This week we’re looking at Distractions on the highway by friend and colleague Merkel Weiss. As you will recall, Merkel is a guest columnist from time to time. His accomplishments are many and include being a Mechanical Engineer, an accident reconstruction expert witness to the courts, a past professor of Automotive Engineering at Art Center College of Design in Pasadena, CA and Design engineer for Chrysler Corporation.
Here is his take on today’s technology in automobiles and is insightful and presented for your consideration. I suspect, like me, many will relate to this and take it as advice on how you will want to behave while in your car on the highway at 70 mph.

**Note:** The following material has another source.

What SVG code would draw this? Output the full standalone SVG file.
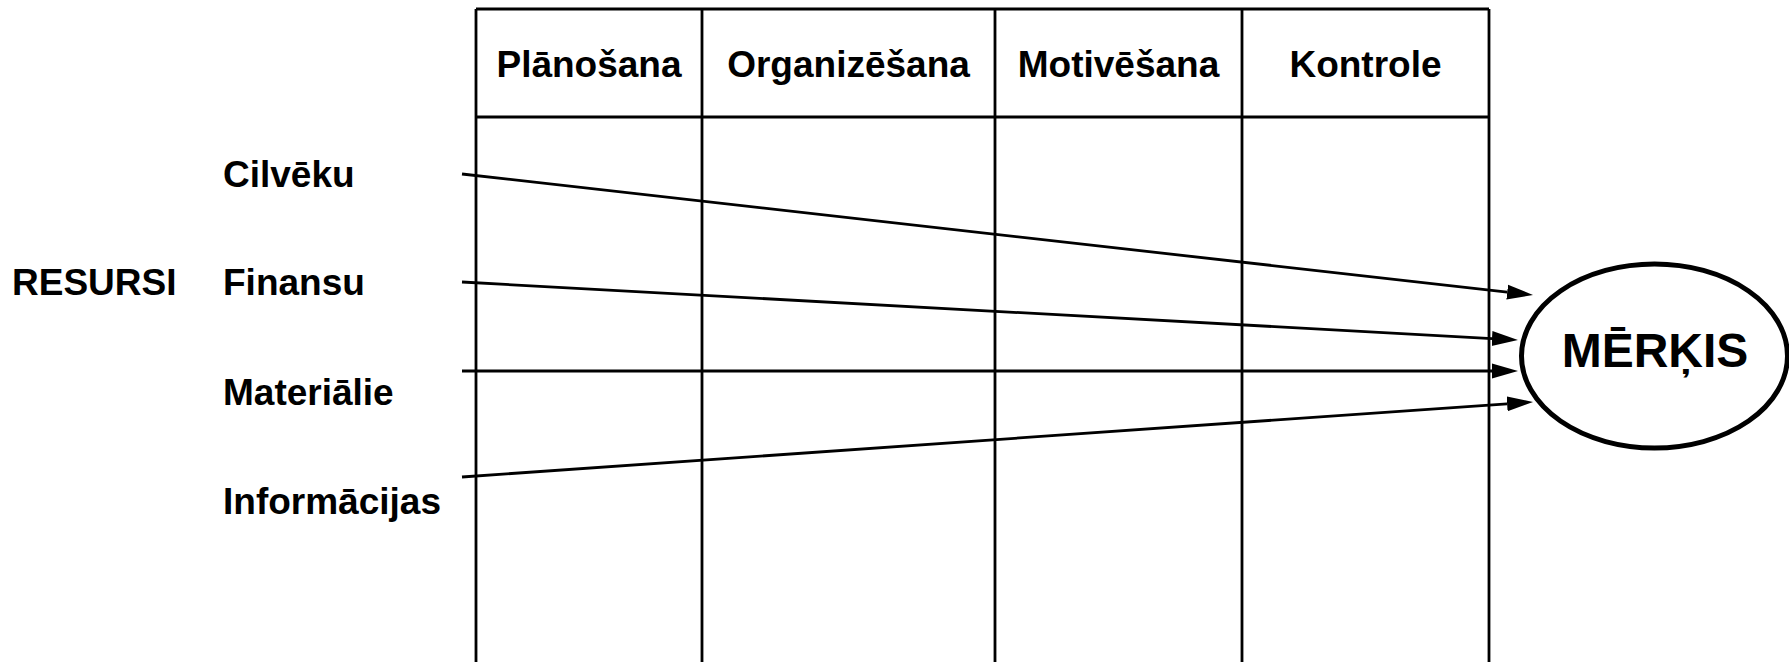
<svg xmlns="http://www.w3.org/2000/svg" width="1789" height="662" viewBox="0 0 1789 662">
  <style>
    text { font-family: "Liberation Sans", Arial, sans-serif; font-weight: bold; fill: #000; }
    .hdr { font-size: 37px; text-anchor: middle; }
    .lbl { font-size: 37px; }
    .grid { stroke: #000; stroke-width: 2.8; fill: none; }
    .conn { stroke: #000; stroke-width: 2.8; fill: none; marker-end: url(#arrow); }
  </style>
  <defs>
    <marker id="arrow" markerUnits="userSpaceOnUse" markerWidth="28" markerHeight="18" viewBox="0 -9 28 18" refX="0" refY="0" orient="auto">
      <path d="M0,-7.5 L26,0 L0,7.5 z" fill="#000"/>
    </marker>
  </defs>
  <rect width="1789" height="662" fill="#fff"/>

  <g id="table">
    <path class="grid" d="M476,9 H1489 M476,117 H1489 M476,9 V662 M702,9 V662 M995,9 V662 M1242,9 V662 M1489,9 V662"/>
  </g>
  <g id="planosana"><text class="hdr" x="589" y="77">Plānošana</text></g>
  <g id="organizesana"><text class="hdr" x="848.5" y="77">Organizēšana</text></g>
  <g id="motivesana"><text class="hdr" x="1118.5" y="77">Motivēšana</text></g>
  <g id="kontrole"><text class="hdr" x="1365.5" y="77">Kontrole</text></g>

  <g id="resursi"><text class="lbl" x="12" y="295">RESURSI</text></g>
  <g id="cilveku"><text class="lbl" x="223" y="187">Cilvēku</text></g>
  <g id="finansu"><text class="lbl" x="223" y="295">Finansu</text></g>
  <g id="materialie"><text class="lbl" x="223" y="405">Materiālie</text></g>
  <g id="informacijas"><text class="lbl" x="223" y="514">Informācijas</text></g>

  <g id="merkis">
    <ellipse cx="1654.5" cy="356" rx="133" ry="92" fill="#fff" stroke="#000" stroke-width="5"/>
    <text x="1655" y="367" font-size="48" text-anchor="middle">MĒRĶIS</text>
  </g>

  <g id="connectors">
    <line class="conn" x1="462" y1="174" x2="1507.2" y2="292.1"/>
    <line class="conn" x1="462" y1="282" x2="1492" y2="338.6"/>
    <line class="conn" x1="462" y1="371" x2="1492" y2="371"/>
    <line class="conn" x1="462" y1="477" x2="1507.1" y2="403.8"/>
  </g>
</svg>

Hands Free Technology by Merkel Weiss 10/2014
This week I saw a small report on the news involving some research done on in-car technology recently. The gist of it is that distraction was divided into 4 categories; 1 being little – such as driving with a radio playing; 2 is slight – as when you pop a CD into a player, 3 is more involved – such as when you have to reset you mirrors while driving and 4 is high – such situations where your attention is dangerously refocused.
Tests were performed and overall scores were assigned to each of several manufacturers’ in-house technologies. Toyota was the best in the mid-2s somewhere. Chrysler was next then Chevrolet in the 3s, followed by Mercedes Benz and last Ford in the 4s.

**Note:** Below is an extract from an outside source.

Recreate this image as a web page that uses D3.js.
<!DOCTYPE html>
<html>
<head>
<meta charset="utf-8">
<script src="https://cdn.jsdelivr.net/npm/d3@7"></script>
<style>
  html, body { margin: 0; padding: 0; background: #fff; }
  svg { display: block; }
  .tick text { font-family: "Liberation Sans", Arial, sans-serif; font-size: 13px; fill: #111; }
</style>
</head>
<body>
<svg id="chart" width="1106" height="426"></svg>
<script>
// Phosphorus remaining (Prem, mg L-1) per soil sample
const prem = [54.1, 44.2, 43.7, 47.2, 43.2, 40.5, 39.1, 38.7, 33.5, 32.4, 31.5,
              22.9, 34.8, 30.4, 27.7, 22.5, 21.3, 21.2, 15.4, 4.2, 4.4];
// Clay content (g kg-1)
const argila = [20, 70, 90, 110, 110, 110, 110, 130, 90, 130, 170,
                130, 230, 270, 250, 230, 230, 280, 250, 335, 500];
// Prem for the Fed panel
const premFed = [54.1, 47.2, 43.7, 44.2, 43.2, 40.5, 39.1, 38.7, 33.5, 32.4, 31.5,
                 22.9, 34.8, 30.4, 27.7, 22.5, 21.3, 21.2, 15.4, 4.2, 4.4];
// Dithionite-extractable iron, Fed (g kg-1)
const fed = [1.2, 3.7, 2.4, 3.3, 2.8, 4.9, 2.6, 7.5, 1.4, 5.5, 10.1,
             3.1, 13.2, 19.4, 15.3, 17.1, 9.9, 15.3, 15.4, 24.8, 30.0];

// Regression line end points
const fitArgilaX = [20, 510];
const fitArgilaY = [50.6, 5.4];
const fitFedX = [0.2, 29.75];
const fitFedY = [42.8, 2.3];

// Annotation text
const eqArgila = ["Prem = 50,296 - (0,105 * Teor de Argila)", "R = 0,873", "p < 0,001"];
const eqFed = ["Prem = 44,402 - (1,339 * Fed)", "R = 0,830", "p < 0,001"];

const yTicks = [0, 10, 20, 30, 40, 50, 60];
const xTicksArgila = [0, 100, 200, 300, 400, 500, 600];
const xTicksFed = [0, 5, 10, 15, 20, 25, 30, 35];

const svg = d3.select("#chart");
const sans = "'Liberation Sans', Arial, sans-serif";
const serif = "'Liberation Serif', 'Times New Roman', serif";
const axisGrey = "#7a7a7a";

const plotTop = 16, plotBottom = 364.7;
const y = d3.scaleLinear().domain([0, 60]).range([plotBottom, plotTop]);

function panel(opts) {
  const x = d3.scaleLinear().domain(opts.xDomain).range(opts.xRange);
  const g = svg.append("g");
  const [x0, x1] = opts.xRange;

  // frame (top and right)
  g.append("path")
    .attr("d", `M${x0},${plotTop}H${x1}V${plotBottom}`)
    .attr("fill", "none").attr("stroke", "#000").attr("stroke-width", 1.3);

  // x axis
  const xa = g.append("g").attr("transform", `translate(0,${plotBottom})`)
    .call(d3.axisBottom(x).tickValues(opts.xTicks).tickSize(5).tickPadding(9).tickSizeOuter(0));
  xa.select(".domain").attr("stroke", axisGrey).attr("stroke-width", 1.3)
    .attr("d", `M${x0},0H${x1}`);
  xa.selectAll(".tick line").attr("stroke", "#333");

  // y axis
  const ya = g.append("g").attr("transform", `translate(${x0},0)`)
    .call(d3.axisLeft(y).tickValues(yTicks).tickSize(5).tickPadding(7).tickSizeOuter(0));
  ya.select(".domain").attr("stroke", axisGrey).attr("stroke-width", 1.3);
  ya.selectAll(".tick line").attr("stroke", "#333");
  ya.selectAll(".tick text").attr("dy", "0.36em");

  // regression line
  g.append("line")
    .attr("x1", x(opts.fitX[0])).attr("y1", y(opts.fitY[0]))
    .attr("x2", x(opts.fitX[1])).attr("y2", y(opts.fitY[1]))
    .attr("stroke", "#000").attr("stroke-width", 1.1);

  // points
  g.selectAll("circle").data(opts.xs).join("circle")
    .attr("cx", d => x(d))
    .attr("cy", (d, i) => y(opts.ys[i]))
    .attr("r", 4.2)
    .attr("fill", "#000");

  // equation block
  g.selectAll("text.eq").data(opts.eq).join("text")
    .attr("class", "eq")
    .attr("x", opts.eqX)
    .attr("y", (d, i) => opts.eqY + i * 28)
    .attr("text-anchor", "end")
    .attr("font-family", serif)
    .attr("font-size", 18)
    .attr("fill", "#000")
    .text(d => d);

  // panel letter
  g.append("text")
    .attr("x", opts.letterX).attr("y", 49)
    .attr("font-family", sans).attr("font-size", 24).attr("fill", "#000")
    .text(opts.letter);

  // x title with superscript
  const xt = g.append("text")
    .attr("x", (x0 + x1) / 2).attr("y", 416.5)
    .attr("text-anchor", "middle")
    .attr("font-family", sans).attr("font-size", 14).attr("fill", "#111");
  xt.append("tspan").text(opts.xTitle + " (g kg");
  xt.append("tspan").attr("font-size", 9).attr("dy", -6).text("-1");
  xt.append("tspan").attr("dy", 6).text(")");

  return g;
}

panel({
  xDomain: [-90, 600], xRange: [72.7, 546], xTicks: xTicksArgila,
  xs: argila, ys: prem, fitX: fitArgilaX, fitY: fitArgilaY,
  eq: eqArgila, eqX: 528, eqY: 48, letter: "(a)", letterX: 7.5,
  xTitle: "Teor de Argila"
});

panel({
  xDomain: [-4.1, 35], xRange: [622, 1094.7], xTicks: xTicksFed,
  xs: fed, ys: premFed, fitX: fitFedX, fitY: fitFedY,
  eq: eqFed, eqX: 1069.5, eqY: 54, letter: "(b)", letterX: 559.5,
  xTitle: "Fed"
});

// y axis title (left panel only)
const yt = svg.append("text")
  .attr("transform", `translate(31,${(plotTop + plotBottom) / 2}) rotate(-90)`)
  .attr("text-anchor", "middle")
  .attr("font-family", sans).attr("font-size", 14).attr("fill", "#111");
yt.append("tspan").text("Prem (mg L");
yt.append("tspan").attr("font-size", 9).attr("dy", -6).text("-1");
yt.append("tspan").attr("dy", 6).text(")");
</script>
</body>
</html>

This contrasts the federal laws pertaining to the subject of driver interfaces where we are led to believe that hands-free technologies are inherently safer than those that we enter through a keypad. This is the subject that I’d like to take up in this article. I think that as far as the laws go, the assumptions are basically correct that hands-free data manipulation is safer than keyboard entry such as texting. I think that we can all pretty much uniformly agree that this seems to be true.

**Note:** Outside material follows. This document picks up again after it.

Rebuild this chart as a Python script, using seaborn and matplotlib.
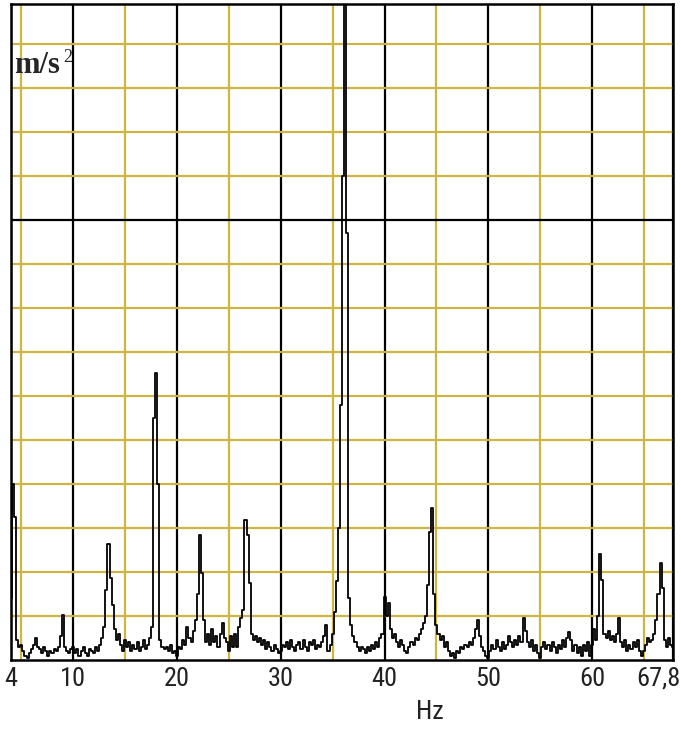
import numpy as np
import pandas as pd
import matplotlib
matplotlib.use("Agg")
import matplotlib.pyplot as plt
import matplotlib.transforms as mtransforms
from matplotlib import font_manager
import seaborn as sns

# ---- data ----
freq_start, freq_stop, freq_step = 4.0, 67.8, 0.2
amplitude = [
    1.4, 4.0, 3.25, 0.45, 0.3, 0.35, 0.2, 0.1, 0.05, 0.15,      # 4.0 - 5.8
    0.25, 0.35, 0.5, 0.3, 0.25, 0.15, 0.3, 0.2, 0.1, 0.2,       # 6.0 - 7.8
    0.15, 0.25, 0.2, 0.3, 0.55, 1.02, 0.3, 0.2, 0.15, 0.25,     # 8.0 - 9.8
    0.3, 0.15, 0.25, 0.1, 0.2, 0.3, 0.15, 0.1, 0.25, 0.2,       # 10.0 - 11.8
    0.15, 0.3, 0.2, 0.35, 0.5, 0.75, 1.6, 2.63, 1.86, 1.25,     # 12.0 - 13.8
    0.7, 0.45, 0.6, 0.35, 0.2, 0.45, 0.3, 0.4, 0.2, 0.35,       # 14.0 - 15.8
    0.25, 0.4, 0.2, 0.3, 0.45, 0.25, 0.35, 0.5, 0.75, 5.5,      # 16.0 - 17.8
    6.52, 4.0, 0.45, 0.3, 0.25, 0.3, 0.2, 0.35, 0.15, 0.2,      # 18.0 - 19.8
    0.1, 0.3, 0.25, 0.45, 0.35, 0.75, 0.5, 0.4, 0.65, 0.9,      # 20.0 - 21.8
    1.5, 2.84, 1.98, 0.9, 0.4, 0.6, 0.35, 0.7, 0.4, 0.55,       # 22.0 - 23.8
    0.3, 0.6, 0.85, 0.5, 0.4, 0.2, 0.55, 0.3, 0.6, 0.3,         # 24.0 - 25.8
    0.75, 0.95, 1.14, 3.18, 2.84, 1.75, 0.6, 0.45, 0.55, 0.4,   # 26.0 - 27.8
    0.5, 0.35, 0.45, 0.25, 0.4, 0.3, 0.2, 0.35, 0.25, 0.15,     # 28.0 - 29.8
    0.2, 0.35, 0.3, 0.4, 0.25, 0.45, 0.3, 0.2, 0.35, 0.4,       # 30.0 - 31.8
    0.25, 0.45, 0.3, 0.2, 0.4, 0.35, 0.45, 0.25, 0.35, 0.3,     # 32.0 - 33.8
    0.4, 0.55, 0.8, 0.2, 0.35, 0.6, 1.1, 1.8, 3.0, 5.8,         # 34.0 - 35.8
    11.0, 15.5, 9.7, 1.4, 0.8, 0.55, 0.4, 0.3, 0.2, 0.3,        # 36.0 - 37.8
    0.25, 0.15, 0.3, 0.2, 0.35, 0.25, 0.4, 0.3, 0.5, 0.6,       # 38.0 - 39.8
    1.43, 1.0, 1.3, 0.7, 0.5, 0.6, 0.4, 0.3, 0.45, 0.35,        # 40.0 - 41.8
    0.2, 0.15, 0.3, 0.4, 0.35, 0.5, 0.45, 0.6, 0.7, 0.85,       # 42.0 - 43.8
    1.0, 1.7, 2.9, 3.45, 1.5, 0.8, 0.6, 0.45, 0.55, 0.3,        # 44.0 - 45.8
    0.4, 0.2, 0.1, 0.15, 0.05, 0.2, 0.15, 0.3, 0.25, 0.35,      # 46.0 - 47.8
    0.3, 0.4, 0.35, 0.5, 0.7, 0.9, 0.55, 0.3, 0.2, 0.1,         # 48.0 - 49.8
    0.05, 0.2, 0.35, 0.25, 0.45, 0.3, 0.2, 0.4, 0.25, 0.35,     # 50.0 - 51.8
    0.55, 0.4, 0.3, 0.45, 0.35, 0.55, 0.4, 0.95, 0.65, 0.4,     # 52.0 - 53.8
    0.3, 0.45, 0.2, 0.35, 0.15, 0.05, 0.3, 0.4, 0.25, 0.35,     # 54.0 - 55.8
    0.2, 0.4, 0.3, 0.15, 0.35, 0.25, 0.45, 0.3, 0.5, 0.64,      # 56.0 - 57.8
    0.45, 0.2, 0.35, 0.15, 0.3, 0.1, 0.35, 0.2, 0.4, 0.1,       # 58.0 - 59.8
    0.35, 0.7, 0.45, 1.0, 2.42, 1.82, 0.6, 0.5, 0.65, 0.45,     # 60.0 - 61.8
    0.55, 0.4, 0.6, 0.95, 0.4, 0.3, 0.45, 0.2, 0.35, 0.25,      # 62.0 - 63.8
    0.4, 0.3, 0.45, 0.2, 0.1, 0.2, 0.35, 0.5, 0.4, 0.45,        # 64.0 - 65.8
    0.6, 0.9, 1.5, 2.2, 1.63, 0.45, 0.3, 0.5, 0.35, 0.3,        # 66.0 - 67.8
]
freq = np.round(freq_start + freq_step * np.arange(len(amplitude)), 1)

x_major_ticks = [4, 10, 20, 30, 40, 50, 60, 67.8]
x_major_labels = ["4", "10", "20", "30", "40", "50", "60", "67,8"]
x_minor_ticks = [5, 15, 25, 35, 45, 55, 65]
y_major_ticks = [10]
y_minor_ticks = [1, 2, 3, 4, 5, 6, 7, 8, 9, 11, 12, 13, 14]
y_top = 14.91
unit_label = "m/s"
unit_power = "2"
x_label = "Hz"

df = pd.DataFrame({"freq": freq, "amp": amplitude})

# ---- fonts ----
available = {f.name for f in font_manager.fontManager.ttflist}
sans = next((f for f in ["Liberation Sans Narrow", "Roboto Condensed", "Liberation Sans", "DejaVu Sans"]
             if f in available), "DejaVu Sans")
serif = next((f for f in ["Liberation Serif", "DejaVu Serif"] if f in available), "DejaVu Serif")

sns.set_style("white")
plt.rcParams["font.family"] = [sans, "DejaVu Sans"]

W, H = 681, 729
fig = plt.figure(figsize=(W / 100, H / 100), dpi=100)
fig.patch.set_facecolor("white")
ax = fig.add_axes([11 / W, 1 - 660 / H, (673 - 11) / W, (660 - 4) / H])
ax.set_facecolor("white")

yellow = "#CDB443"

sns.lineplot(data=df, x="freq", y="amp", ax=ax, color="black", linewidth=1.3,
             drawstyle="steps-mid", estimator=None, zorder=5)

ax.set_xlim(freq_start, freq_stop)
ax.set_ylim(0, y_top)

ax.set_xticks(x_major_ticks)
ax.set_xticklabels(x_major_labels)
ax.set_xticks(x_minor_ticks, minor=True)
ax.set_yticks(y_major_ticks)
ax.set_yticks(y_minor_ticks, minor=True)
ax.set_yticklabels([])

ax.grid(which="minor", color=yellow, linewidth=1.6, zorder=1)
ax.grid(which="major", color="black", linewidth=1.6, zorder=2)
ax.set_axisbelow(True)

ax.tick_params(which="both", length=0)
ax.tick_params(axis="x", which="major", labelsize=19, pad=5, labelcolor="#222222")
ax.tick_params(axis="y", which="both", left=False, labelleft=False)

labels = ax.get_xticklabels()
labels[-1].set_horizontalalignment("right")
labels[-1].set_transform(labels[-1].get_transform() +
                         mtransforms.ScaledTranslation(7 / 100, 0, fig.dpi_scale_trans))

for s in ax.spines.values():
    s.set_color("black")
    s.set_linewidth(1.8)
    s.set_visible(True)

ax.set_xlabel("")
ax.set_ylabel("")

fig.text(430 / W, 1 - 712 / H, x_label, ha="center", va="center", fontsize=19, color="#222222")
fig.text(14 / W, 1 - 73 / H, unit_label, ha="left", va="baseline", fontsize=22,
         fontweight="bold", family=serif)
fig.text(63 / W, 1 - 62 / H, unit_power, ha="left", va="baseline", fontsize=13,
         family=serif)

fig.savefig("out.png", dpi=100, facecolor="white")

But the real question is whether or not hands free operation is safe enough to reduce driver distraction and then reduce those distraction-related crashes. I’ll just say up front that I’ve never believed that on board technology is sufficiently free of distraction whether or not it’s hands free because it’s been my experience as an accident reconstructionist that so long as the brain is to some extent engaged in data processing the roadway, duties are therefore distracted to that extent. The researchers saw that at higher levels of distraction, drivers tended to exhibit an attention blindness where they were looking straight ahead but failed to comprehend what was in front of them, rear-ending the car they were following.
The reason for this is that people tend to process these data streams in a serial manner. If we could process in parallel, like a lizard with 2 eyes each independent of one another, we could then avoid distraction because concentration on the one wouldn’t tend to occupy space needed by the other.
In the battery of tests, drivers were placed in virtual driving simulators and tasked with certain kinds of hands-free data input, like making a call and such. The difficulties mainly arose when the voice technology did not comprehend the instruction, causing the driver to reassess the situation and input the data stream differently. Mercedes Benz’s Command and Ford’s “My Touch” appeared to be the most troublesome in that regard while Toyota’s systems were the most user friendly.
My take on this discussion is that like most people I like listening to the radio while I’m driving. Generally speaking I don’t much care to be involved in traffic accidents. Simplistic radio button pushing takes little concentration and hence involves no significant distraction. Technology in cars today has become very sophisticated, and some companies such as Cadillac have publicly stated that they want to have cutting edge technology in their cars to promote sales. In this regard, our federal regulations involving this technology are about a decade behind and rapidly losing ground to the point of near irrelevance.
As the year to year level of in-car technology increases in scope and applied sophistication, the driver requirements increase as well. The problem is that as drivers, our abilities don’t increase and in general, only tend to decrease slowly with age. So now we’re looking at more technology, automated driving, to unload us and give us the space to perform the tasks at hand in our cars which are rapidly becoming our mobile office. This is still in the future and may well be the panacea that we hope for, but for now we’re left with rapidly rising technological demand, and crowded roads on which to operate our hands-free devices. For this reason, I never talk on the phone while driving and I pull over if I need to interface.
There is more and more technology in our cars!
There is more and more technology in our cars!
In closing I have to add my reaction to Merkel’s concerns. First, I agree. I can relate and as recent as yesterday I was fully engrossed in a telephone conversation via my Cell Phone hands-free through the car’s audio and when I finished the conversation I had no recall about the traffic around and in front of me. It’s like the streaming phone conversation has completely blinded me for the other task of driving. I was nearly asleep but in any case not fully aware of my driving duties and distracted.
However, that being said, the car I was driving was well equipped with other safety devices. In particular it was on “auto pilot” in the sense that the Adaptive Cruise or Smart Cruise Control was engaged and would stop if traffic stopped in front of me and that would surely bring me back to the matter at hand. If I drifted out of lane – termed Lane Departure control – an audible sound would alert me of the error. Perhaps over time as we are provided with more such amazing safety devices they will be an offset to our inability to “TRULY” Multi-task.